I have to admit that I am bursting to write this blog just a bit. Perhaps it’s because I haven’t written in awhile or maybe it’s the subject matter. It has been slow evolving in my mind because of that good old self doubt talking: no one wants to hear about Dr. Who! (please picture that being said in a sharp, guttural hiss and you have my self doubt voice), but then I thought of Lesley Crewe, a Nova Scotian novelist, who says she writes for herself and not others, so I thought to hell with it then, Lesley, let’s give it a go!
Dr. Who came into our lives the summer of 2018.
He took over my heart. I think that’s the way with most Whovians.
Why? Let me grab my list:
- He’s kind
- His first instinct is to save rather than kill
- While he is technically an alien, he makes mistakes, and is clumsy and awkward, which makes him entirely too human
- While he seems mild mannered and a bit nerdy, he can be a hard ass!
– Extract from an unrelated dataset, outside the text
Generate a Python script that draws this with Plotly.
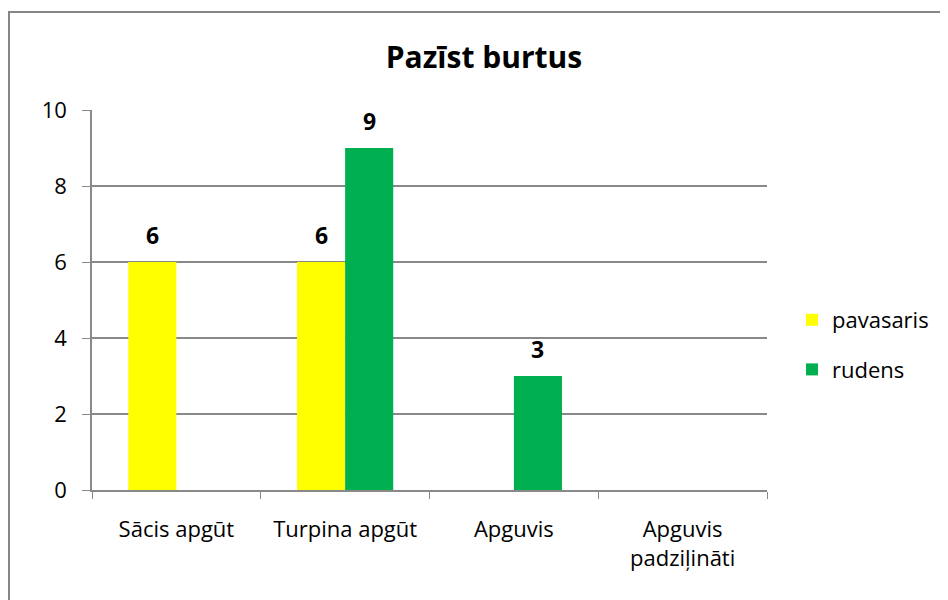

- He’s feels so badly for the vulnerable and sad; a kinder, more compassionate soul, you will never meet
- He has amazingly tough decisions to make. He knows it. He feels badly about it. But he makes them and moves forward.
- Sometimes though his only solution at the time is to just run, for the safety of his companions and to provide him with some thinking time.
A few additional pieces of the Doctor’s puzzle worth knowing: he lives a very lonely existence without the company of his traveling companions. They vary in character. Sometimes they can be a love interest (who could be blamed) or in the words of Donna Noble, “you are not mating with me, Sunshine” indicating others will be a strict friendship. His spaceship is actually a British police call box from the 1960’s and he likes to use a lot of superlatives such as fantastic! brilliant! amazing!, which is not unlike Elvis in concert. Just saying. Oh, and one more thing, he never dies. He regenerates. Which means every so often he changes his appearance (and currently his gender).
The Doctor doesn’t want others, particularly his friends, to be sad. This characteristic makes him appear too childlike in nature, but I assure you, he is not. Take a listen:
“The way I see it, every life is a pile of good and bad things. The good things don’t always soften the bad things but vice versa, the bad things don’t necessarily spoil the good things or make them unimportant.” And who would know better than he? A two-hearted alien who has lived for at least 2000 years now.
My bad pile consists of things like self-doubt, guilt, anxiety, and a lot of sadness. I get hurt easily and do not take things well a lot of times. Even worse, I sometimes put myself in situations knowing I will feel any one or all of these things. My pile and your pile will be different because of our own challenging experiences. But I believe that together we can help strengthen our good piles with the simplest of gestures. Here’s what increases the “goods” for me: a zillion pings on my staff messenger group when I am out walking. That tells me others are out there communicating right now whom I know and love; reading to my niece’s children on video and then hearing how much they loved it because I love them and they are a connection to our Gauthier family; face timing with my brother and his wife, laughing about stuff that we probably shouldn’t be laughing about; walking, writing, and watching TV with my girls; getting my house in order. There are so many, many ways that we can load up that good pile. Many we take for granted. So when the lonesomeness overwhelms me or that old voice of doubt invades my space, I call upon the “goods” to get me through. I encourage you to do the same, my lovelies.
Now I hear you saying, but Missy, this is a fictional character. There is no such thing as Dr. Who. (My self doubting voice can also be a bit placating, and use my childhood nickname). Yes the bow-tied doctor in the video is Matt Smith in his dreamy self, and no we are not capable of regeneration as with this fictional character. But I do believe a little bit of Dr. Who, or maybe even a lot, exists in each of us.
And believe me, that is definitely one for the good pile!